Portugal’s Constitutional Court blocked some of the government’s planned cuts in payments to state workers and pensioners for a second time.
The ruling by Portugal’s highest court that the measures are unconstitutional means the government may need to find alternative savings to comply with the country’s 78 billion-euro ($101 billion) aid plan from the European Union and the International Monetary Fund.
The court last year stopped the government from withholding the equivalent of two monthly salary payments to state workers this year and in 2014. In response, the government withheld only one of the two payments it had planned to cut this year, and in October it announced additional measures including 3.7 billion euros of tax increases to meet the 2013 deficit target.
The plan to withhold the payments “included a violation of the principle of equality and the principle of fair distribution of the public burden,” Constitutional Court President Joaquim Sousa Ribeiro told reporters last night in Lisbon.
The court also deemed unconstitutional cuts to unemployment and illness subsidies. It upheld a tax of 3.5 percent to 10 percent on pension income exceeding 1,350 euros a month, as well as other tax increases.
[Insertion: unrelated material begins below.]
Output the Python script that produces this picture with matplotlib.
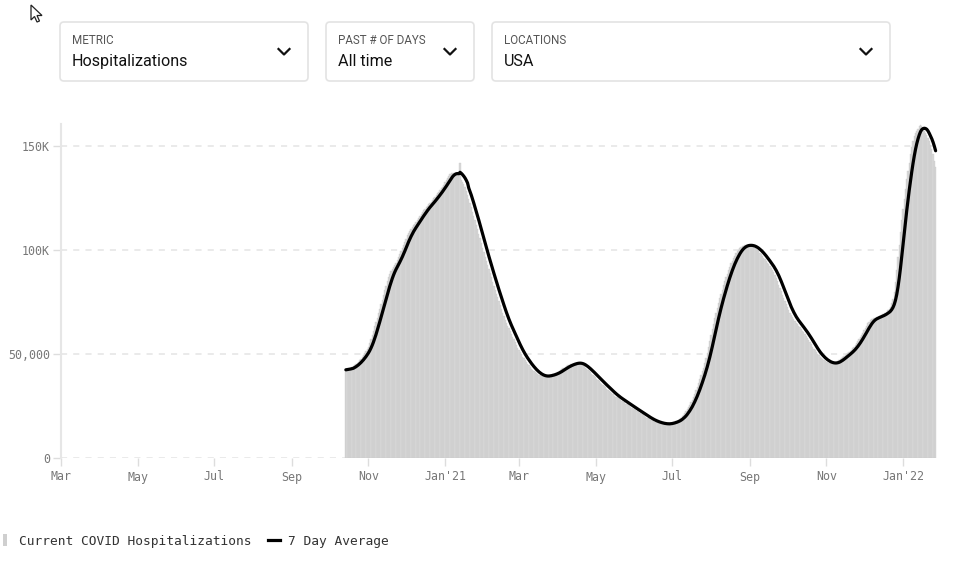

In all, the judges approved five of the nine measures they were asked to review by the country’s president, Anibal Cavaco Silva, and various political parties.
The head of the IMF’s mission to Portugal, Abebe Aemro Selassie, said in a Jan. 18 conference call he didn’t think the court’s review for this year’s budget could bring the whole program “off course.” The court was asked to review a “relatively small part” of the budget’s measures, he said.
Even so, larger adjustments to the budget could “cause trouble” with the so-called troika of the IMF, the EU and the European Central Bank, Christian Schulz, an economist at Berenberg Bank, said in a note to clients before the decision was announced. That might “undermine the hard-earned trust of financial markets in the government,” he wrote.
Portuguese Prime Minister Pedro Passos Coelho called a special Cabinet meeting for 3 p.m. today, an official at his office said before the court’s announcement.
The yield on Portugal’s 10-year bond slipped 4 basis points to 6.359 percent yesterday in London. Portugal’s two-year note yield rose 2 basis points to 2.968 percent.
Passos Coelho is battling rising joblessness and lower demand from European trading partners as he raises taxes to meet the terms of the bailout. The troika gave its blessing March 15 to less ambitious targets for the country’s budget deficit as the economy slumped.
Portugal’s government now forecasts the economy will shrink 2.3 percent this year, twice as much as previously estimated, before growing 0.6 percent next year. It says the jobless rate will climb to 18.2 percent in 2013 and 18.5 percent in 2014 from 16.9 percent in last year’s fourth quarter.
The government targets a deficit equivalent to 5.5 percent of gross domestic product in 2013, 4 percent in 2014 and below the European Union’s 3 percent limit in 2015, when it aims for a 2.5 percent gap, Finance Minister Vitor Gaspar said March 15.
Last year the court allowed salary cuts with projected savings of 2 billion euros, more than 1 percent of the country’s GDP. Sousa Ribeiro said last night the 2012 decision was taken later in the year, and that the “identical reasons were not felt with the intensity of those that last year led to the decision that was taken.”